An upstate New York peace activist and grandmother is heading to jail today to begin a six-month sentence for photographing a protest at a base where U.S. drones are piloted remotely. Mary Anne Grady Flores had been issued an order of protection aimed at keeping her away from Hancock Field Air National Guard Base after she participated in an act of civil disobedience there in 2012. In 2013, Grady Flores says she attended another peace action but did not participate, instead photographing it from the roadway, beyond what she believed was the base’s boundary. She was later told the base’s property extended into the road. Grady Flores was later sentenced to a year in prison for violating the protection order. Earlier this month, she was told her conviction had been upheld but her sentence reduced to six months, and was ordered to report to prison today. Mary Anne Grady Flores joins us just before is remanded, along with Jonathan Wallace, an attorney who has worked extensively with the drone resistance movement.

Watch Part 2 of the interview with Mary Anne Grady Flores


TRANSCRIPT

This is a rush transcript. Copy may not be in its final form.

AMY GOODMAN: An upstate New York peace activist, a grandmother, is heading to jail today to begin a six-month sentence for photographing a protest at a base where U.S. drones are piloted remotely.

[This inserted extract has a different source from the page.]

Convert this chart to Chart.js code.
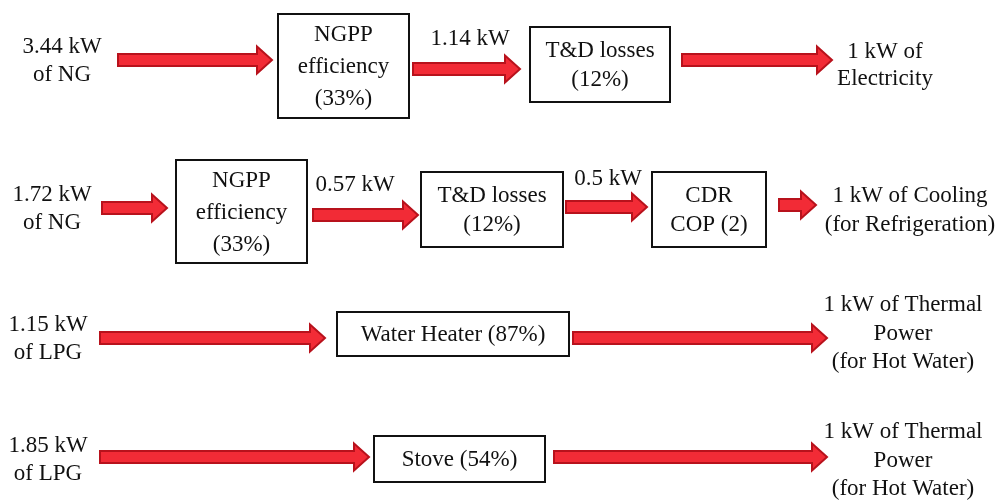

Mary Anne Grady Flores has been issued an order of protection aimed at keeping her away from Hancock Field Air National Guard Base after she participated in an act of civil disobedience there in 2012. In 2013, Grady Flores says she attended another peace action, didn’t participate, instead photographed it from the roadway beyond what she believed was the base’s boundary. She was later told the base’s property extended into the road. Grady Flores was later sentenced to a year in prison for violating the protection order. Earlier this month, she was told her conviction had been upheld but her sentence reduced to six months, and was ordered to report to prison today.

Well, just before she’s remanded, Mary Anne Grady Flores joins us now, a member of the Upstate Coalition to Ground the Drones and End the Wars, a group that staged a series of protests against the drone war over the past six years. Oh, and we’re joined by Jonathan Wallace, an attorney who has worked extensively with the drone resistance movement.

We welcome you both to Democracy Now! Mary Anne, your thoughts today before you head to jail?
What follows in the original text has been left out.